The subscription agreement also contained a representation that Myers had had the opportunity to review the investment documents to his satisfaction. Pages 5-6.

[8] The Myers complain that the PPM did not disclose that, as they believe, the investments would necessarily result in a loss. They assert that Finkle & Co.'s representations concerning economic profit are not directly contradicted by the offering materials, which merely revealed the possibility of loss, rather than its inevitability. Obj. to Mag.Report at 23.

The Court must reject several of the Myers' characterizations. First, as noted earlier, Finkle & Co.'s statements referred to tax savings rather than direct profit on the investment. Second, while it stands to reason that an investment in such a speculative and volatile market as real estate has a high risk of loss, too many variables exist to assert that such an investment has absolutely no possibility of earning a profit.
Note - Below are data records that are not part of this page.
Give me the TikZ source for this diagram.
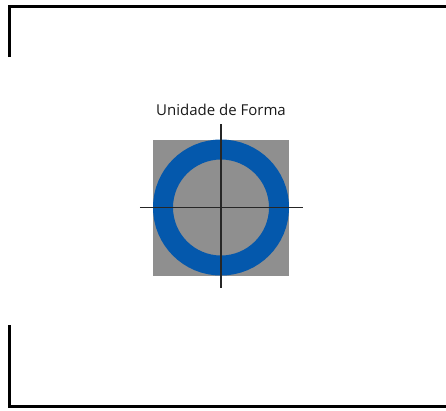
\documentclass[tikz,border=0pt]{standalone}
\usepackage{fontspec}
\newfontfamily\labelfont{Open Sans}
\usepackage{xcolor}
\usetikzlibrary{positioning,calc}

\definecolor{unitgray}{RGB}{143,143,143}
\definecolor{ringblue}{RGB}{4,88,172}

\begin{document}
\begin{tikzpicture}[x=1pt, y=-1pt,
  frame/.style={line width=3pt, color=black},
  axis/.style={line width=1.3pt, color=black!85},
  ring/.style={line width=20pt, color=ringblue},
  unitbox/.style={fill=unitgray, draw=none, minimum size=136pt, inner sep=0pt},
  ttl/.style={font=\labelfont\fontsize{15}{17}\selectfont, inner sep=0pt, color=black!90},
]
\useasboundingbox (0,0) rectangle (446,410);

% ─── Frame corners (top and bottom) ───
\draw[frame] (9,57) -- (9,6) -- (446,6);
\draw[frame] (9,325) -- (9,406.5) -- (446,406.5);

% ─── Shape unit: grey square with blue ring ───
\node[unitbox] (unit) at (221,207.5) {};
\draw[ring] (unit.center) circle[radius=58pt];

% ─── Cross lines ───
\draw[axis] ([xshift=-13pt]unit.west) -- ([xshift=14pt]unit.east);
\draw[axis] ([yshift=15pt]unit.north) -- ([yshift=-12pt]unit.south);

% ─── Title ───
\node[ttl, above=23pt of unit] (title) {Unidade de Forma};

\end{tikzpicture}
\end{document}
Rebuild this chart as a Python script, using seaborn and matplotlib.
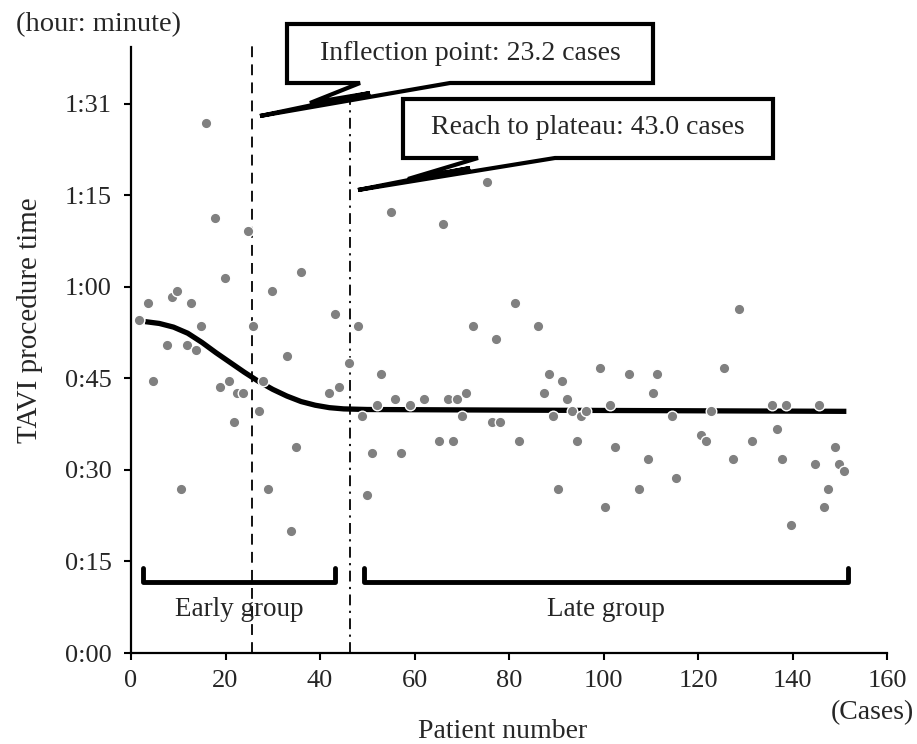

Third, examination of the offering materials shows that they did more than reveal the possibility of a loss; rather, they clearly stated the high probability of a loss.

The proper inquiry is whether the representations or omissions made by Finkle & Co. are contradicted by the PPMs so as to make the representations of Finkle & Co. "palpably false" and unreliable. The PPMs' disclosure of a high probability of a loss clearly contradicts any representation by Finkle & Co. that the investment would return a direct profit, if any such representation were in fact made.

The Court also observes that whether or not the disclosure in the PPMs of only a probability of loss is itself fraudulent is irrelevant to the Myers' suit against Finkle & Co. Berg Harmon, the offeror of the investments, and not Finkle & Co. is liable for misrepresentations in the PPMs themselves.